All of which is to say that while the punditariat may indeed prefer a two- or three-person race (and put a thumb on the coverage scale to make it happen), we the voters are in no way obliged to oblige them. Quite the contrary. There are enough primaries left, enough voices yet to be heard, I think all the viable candidates should keep running.
There’s a lot at stake come the general election. But there’s a lot at stake, too, in the Democratic primary. Not only do we need a champion to face Donald Trump come November, we need to flip the Senate and bolster our House majority. The person who can lead that wave might be any of the top contenders.

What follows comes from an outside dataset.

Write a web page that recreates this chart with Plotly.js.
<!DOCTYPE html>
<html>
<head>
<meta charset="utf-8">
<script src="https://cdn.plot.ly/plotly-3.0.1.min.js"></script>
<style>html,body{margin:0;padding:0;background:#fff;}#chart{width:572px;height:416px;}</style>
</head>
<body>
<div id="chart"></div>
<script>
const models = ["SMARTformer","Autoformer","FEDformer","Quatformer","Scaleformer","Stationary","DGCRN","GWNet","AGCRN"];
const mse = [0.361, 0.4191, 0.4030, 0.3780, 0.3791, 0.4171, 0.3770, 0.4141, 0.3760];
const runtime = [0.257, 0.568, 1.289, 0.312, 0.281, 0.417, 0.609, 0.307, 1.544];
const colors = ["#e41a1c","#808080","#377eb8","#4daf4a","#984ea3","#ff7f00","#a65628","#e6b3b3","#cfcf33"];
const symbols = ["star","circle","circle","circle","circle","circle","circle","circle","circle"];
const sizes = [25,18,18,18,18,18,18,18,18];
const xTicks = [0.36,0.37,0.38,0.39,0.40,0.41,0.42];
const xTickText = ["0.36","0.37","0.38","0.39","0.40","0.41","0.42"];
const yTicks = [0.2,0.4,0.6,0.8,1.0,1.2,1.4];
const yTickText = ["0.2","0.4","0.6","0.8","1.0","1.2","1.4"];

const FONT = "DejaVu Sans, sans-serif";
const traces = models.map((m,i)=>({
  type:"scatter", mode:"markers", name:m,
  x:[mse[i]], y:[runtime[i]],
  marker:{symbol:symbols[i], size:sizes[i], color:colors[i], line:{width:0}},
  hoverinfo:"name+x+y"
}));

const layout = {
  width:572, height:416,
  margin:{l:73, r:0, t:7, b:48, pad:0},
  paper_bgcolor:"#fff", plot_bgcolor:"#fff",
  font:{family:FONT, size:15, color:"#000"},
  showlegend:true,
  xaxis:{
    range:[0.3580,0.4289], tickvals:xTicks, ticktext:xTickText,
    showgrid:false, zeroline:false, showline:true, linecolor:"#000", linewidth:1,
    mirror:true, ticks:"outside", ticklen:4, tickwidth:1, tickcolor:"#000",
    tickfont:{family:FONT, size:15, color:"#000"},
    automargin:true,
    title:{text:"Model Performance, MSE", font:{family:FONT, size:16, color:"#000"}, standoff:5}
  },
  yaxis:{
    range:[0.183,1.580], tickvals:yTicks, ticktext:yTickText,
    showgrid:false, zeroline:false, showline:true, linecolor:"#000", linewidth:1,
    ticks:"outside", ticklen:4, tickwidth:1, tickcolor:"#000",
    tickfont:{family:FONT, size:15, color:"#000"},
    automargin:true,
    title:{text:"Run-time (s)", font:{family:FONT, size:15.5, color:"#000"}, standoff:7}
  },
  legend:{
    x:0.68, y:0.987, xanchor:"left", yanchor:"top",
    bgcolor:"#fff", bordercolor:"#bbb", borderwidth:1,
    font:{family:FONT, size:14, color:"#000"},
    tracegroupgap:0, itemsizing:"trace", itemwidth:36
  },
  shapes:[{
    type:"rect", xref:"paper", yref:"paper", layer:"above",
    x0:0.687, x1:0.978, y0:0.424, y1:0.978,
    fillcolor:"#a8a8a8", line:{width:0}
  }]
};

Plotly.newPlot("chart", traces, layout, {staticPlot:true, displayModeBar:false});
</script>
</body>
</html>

Me, I think that person is Elizabeth Warren. I think she’s got the intellect, temperament, experience, and plans to carry us forward into the interesting times ahead, and I’m not the only one. Even most people for whom she’s not the top choice put her as their second choice. Far as I can tell, her only negatives are among billionaires and the Extremely Online folks who think she doesn’t go far enough on M4A. She’s got a thousand staffers and millions in the bank, and she’s in the fight for all the right reasons. So things going badly isn’t going to slow her down, nor should it.
Put it another way: Nevertheless, she’ll persist.
And so will I in supporting her as she continues to run. And if, come June, there’s no clear winner, and we have a contested convention, well, then even if she doesn’t get the nomination, I want Elizabeth Warren at the table, with as many delegates as she can get in her pocket, to make sure the people and policies she’s fighting for get their fair share.